Task goal: Transcribe the material in full. Nothing should differ except that the pictures are left out.
· · · · · · ·
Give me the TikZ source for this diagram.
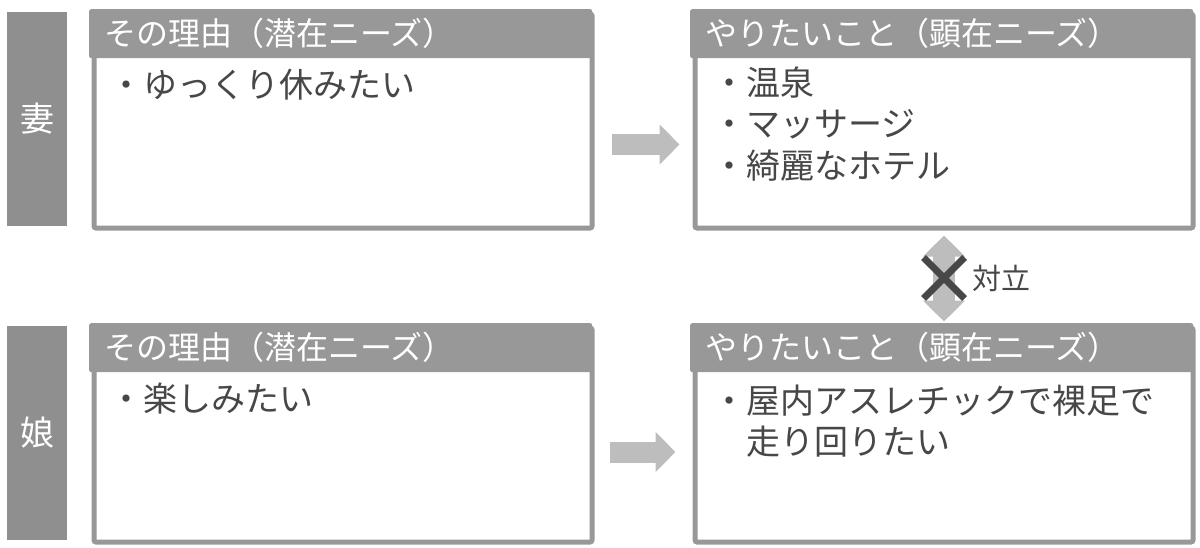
\documentclass[tikz,border=0pt]{standalone}
\usepackage{fontspec}
\setmainfont{Noto Sans CJK JP}
\usetikzlibrary{positioning, arrows.meta, shapes.misc, calc}
\definecolor{framegray}{HTML}{989898}
\definecolor{bargray}{HTML}{8F8F8F}
\definecolor{arrowgray}{HTML}{BDBDBD}
\definecolor{inkgray}{HTML}{474747}

\begin{document}
\begin{tikzpicture}[
    x=1pt, y=-1pt,
    panel/.style={draw=framegray, line width=5pt, fill=white, rounded corners=2pt,
        minimum width=498pt, minimum height=214pt, inner sep=0pt, anchor=north west},
    header/.style={fill=framegray, text=white, rounded corners=2pt, anchor=north west,
        minimum width=503pt, minimum height=49pt, inner xsep=15pt, inner ysep=0pt,
        text width=473pt, align=left, font=\fontsize{32}{38}\selectfont},
    needs/.style={anchor=base west, inner sep=0pt, text=inkgray, text width=470pt,
        align=left, font=\fontsize{34}{41.5}\selectfont},
    person/.style={fill=bargray, text=white, minimum width=60pt, minimum height=214pt,
        inner sep=0pt, font=\fontsize{34}{40}\selectfont},
    flow/.style={draw=arrowgray, line width=21pt, -{Triangle[length=20pt,width=39pt]}},
    clash/.style={draw=arrowgray, line width=22pt,
        {Triangle[length=21pt,width=41pt]}-{Triangle[length=21pt,width=41pt]}}
]
    \useasboundingbox (0,0) rectangle (1200,547);

    % Define nodes
    \node[person] (wife) at (37,119) {妻};
    \node[person] (daughter) at (37,433) {娘};

    \node[panel] (reasonW) at (91.5,11.5) {};
    \node[header] (reasonWHead) at (89,9) {その理由（潜在ニーズ）};
    \node[needs] (reasonWText) at (109,97) {・ゆっくり休みたい};

    \node[panel] (wantW) at (692.5,11.5) {};
    \node[header] (wantWHead) at (690,9) {やりたいこと（顕在ニーズ）};
    \node[needs] (wantWText) at (712,95) {・温泉\\・マッサージ\\・綺麗なホテル};

    \node[panel] (reasonD) at (91.5,325.5) {};
    \node[header] (reasonDHead) at (89,323) {その理由（潜在ニーズ）};
    \node[needs] (reasonDText) at (109,411) {・楽しみたい};

    \node[panel] (wantD) at (692.5,325.5) {};
    \node[header] (wantDHead) at (690,323) {やりたいこと（顕在ニーズ）};
    \node[needs] (wantDText) at (712,413) {・屋内アスレチックで裸足で\\\hspace*{1em}走り回りたい};

    % Arrows
    \draw[flow] ($(reasonW.east)+(17,23.5)$) -- ($(wantW.west)+(-13,23.5)$);
    \draw[flow] ($(reasonD.east)+(15,17)$) -- ($(wantD.west)+(-17,17)$);
    \draw[clash] ($(wantW.south)+(0,5)$) -- ($(wantD.north)+(0,-4)$);

    \node[cross out, draw=inkgray, line width=7pt, minimum size=34pt, inner sep=0pt]
        (conflict) at ($(wantW.south)!0.5!(wantD.north)$) {};
    \node[right=8pt of conflict, inner sep=0pt, text=inkgray,
        font=\fontsize{29}{34}\selectfont] (conflictLabel) {対立};
\end{tikzpicture}
\end{document}
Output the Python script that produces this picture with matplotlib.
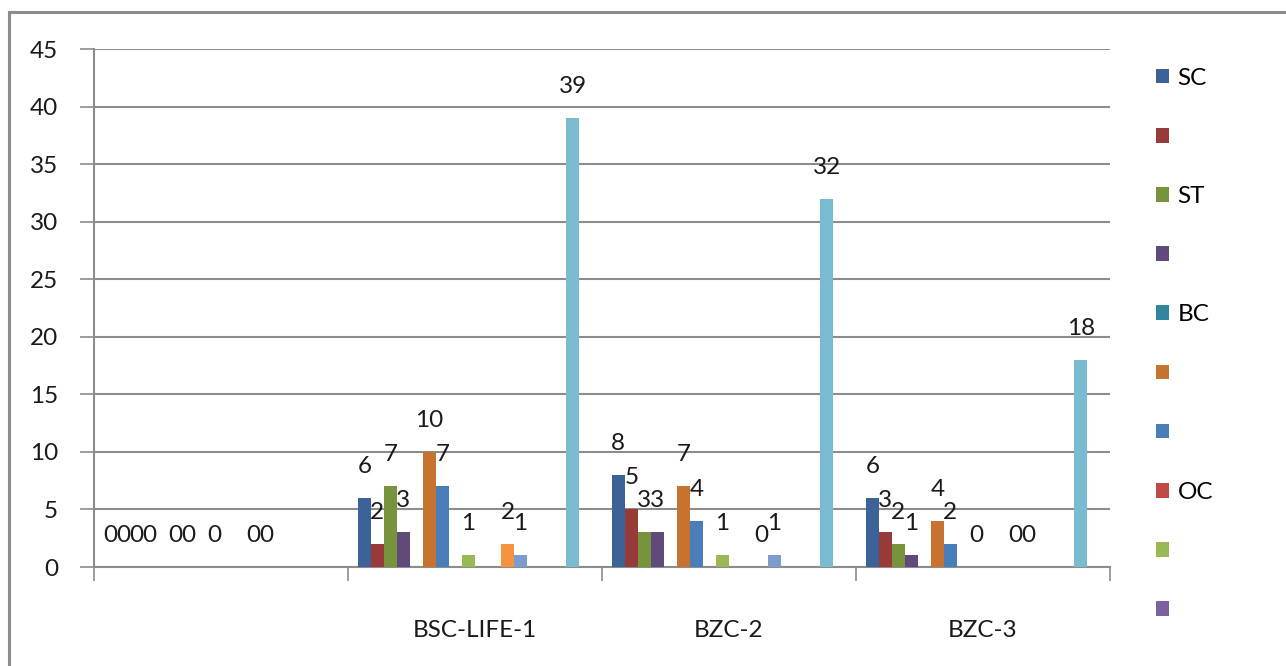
· · · · · · ·
Answer for the task:
Give me the TikZ source for this diagram.
\documentclass[tikz,border=0pt]{standalone}
\usepackage{fontspec}
\setmainfont{Noto Sans CJK JP}
\usetikzlibrary{positioning, arrows.meta, shapes.misc, calc}
\definecolor{framegray}{HTML}{989898}
\definecolor{bargray}{HTML}{8F8F8F}
\definecolor{arrowgray}{HTML}{BDBDBD}
\definecolor{inkgray}{HTML}{474747}

\begin{document}
\begin{tikzpicture}[
    x=1pt, y=-1pt,
    panel/.style={draw=framegray, line width=5pt, fill=white, rounded corners=2pt,
        minimum width=498pt, minimum height=214pt, inner sep=0pt, anchor=north west},
    header/.style={fill=framegray, text=white, rounded corners=2pt, anchor=north west,
        minimum width=503pt, minimum height=49pt, inner xsep=15pt, inner ysep=0pt,
        text width=473pt, align=left, font=\fontsize{32}{38}\selectfont},
    needs/.style={anchor=base west, inner sep=0pt, text=inkgray, text width=470pt,
        align=left, font=\fontsize{34}{41.5}\selectfont},
    person/.style={fill=bargray, text=white, minimum width=60pt, minimum height=214pt,
        inner sep=0pt, font=\fontsize{34}{40}\selectfont},
    flow/.style={draw=arrowgray, line width=21pt, -{Triangle[length=20pt,width=39pt]}},
    clash/.style={draw=arrowgray, line width=22pt,
        {Triangle[length=21pt,width=41pt]}-{Triangle[length=21pt,width=41pt]}}
]
    \useasboundingbox (0,0) rectangle (1200,547);

    % Define nodes
    \node[person] (wife) at (37,119) {妻};
    \node[person] (daughter) at (37,433) {娘};

    \node[panel] (reasonW) at (91.5,11.5) {};
    \node[header] (reasonWHead) at (89,9) {その理由（潜在ニーズ）};
    \node[needs] (reasonWText) at (109,97) {・ゆっくり休みたい};

    \node[panel] (wantW) at (692.5,11.5) {};
    \node[header] (wantWHead) at (690,9) {やりたいこと（顕在ニーズ）};
    \node[needs] (wantWText) at (712,95) {・温泉\\・マッサージ\\・綺麗なホテル};

    \node[panel] (reasonD) at (91.5,325.5) {};
    \node[header] (reasonDHead) at (89,323) {その理由（潜在ニーズ）};
    \node[needs] (reasonDText) at (109,411) {・楽しみたい};

    \node[panel] (wantD) at (692.5,325.5) {};
    \node[header] (wantDHead) at (690,323) {やりたいこと（顕在ニーズ）};
    \node[needs] (wantDText) at (712,413) {・屋内アスレチックで裸足で\\\hspace*{1em}走り回りたい};

    % Arrows
    \draw[flow] ($(reasonW.east)+(17,23.5)$) -- ($(wantW.west)+(-13,23.5)$);
    \draw[flow] ($(reasonD.east)+(15,17)$) -- ($(wantD.west)+(-17,17)$);
    \draw[clash] ($(wantW.south)+(0,5)$) -- ($(wantD.north)+(0,-4)$);

    \node[cross out, draw=inkgray, line width=7pt, minimum size=34pt, inner sep=0pt]
        (conflict) at ($(wantW.south)!0.5!(wantD.north)$) {};
    \node[right=8pt of conflict, inner sep=0pt, text=inkgray,
        font=\fontsize{29}{34}\selectfont] (conflictLabel) {対立};
\end{tikzpicture}
\end{document}
Output the Python script that produces this picture with matplotlib.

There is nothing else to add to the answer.